11 November set as date when deal is expected to complete

Vistry’s £1.2bn merger with Countryside is expected to officially complete on 11 November, it has told the stock market.

The housebuilder published a circular and prospectus outlining the expected timetable for the merger. The merger is expected to complete on 11 November once shareholders have approved the deal and legal consents have been secured. By 14 November, Vistry shares are expected to have been issued to Countryside shareholders and will start being dealt on the London Stock exchange.


Vistry also said that it still expects its adjusted profit before tax for the year to 31 December to be around £417m, despite the turmoil in the financial markets following last month’s mini-budget.

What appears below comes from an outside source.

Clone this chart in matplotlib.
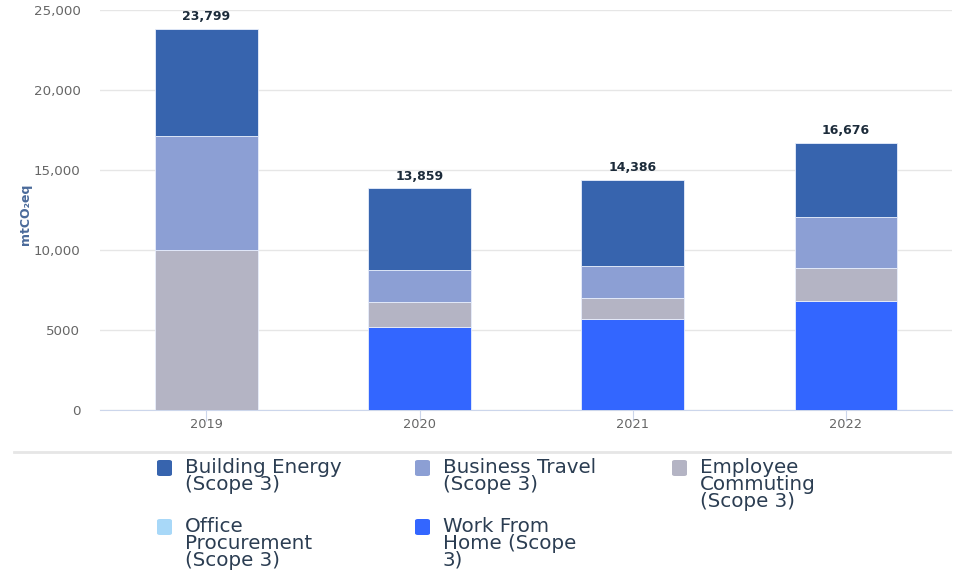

It said sales rates since 8 September, when it reported its half-year results, have remained stable with weekly average private sales per unit at 0.78, compared to 0.75 for the same period last year.

It said: “Despite recent political and macroeconomic developments and the resultant disruption to mortgage markets, the Vistry Group’s order book remains strong, and the partnerships business is well positioned to meet the very high level of counter-cyclical demand across all tenures”

The prospectus published on Friday also lists key risks to the business, including the potential impact of market instability.

See also: What are housebuilding’s prospects in the wake of the mini-budget?

It said: “The deterioration of the UK economy, brought about by uncertainty, loss of consumer confidence, increasing inflation, higher interests rates and higher energy prices, could lead to decreased affordability, reduced demand for housing and falling house prices, which could have a material adverse impact on the business, prospects, financial condition and/or results of operations of the Vistry Group, the Countryside Group and the Combined Group.”

It also said “constraints on the availability of mortgage products, the exit of mortgage providers from the UK market as well as funding and higher costs of mortgage funding may adversely affect the home sales” of the group.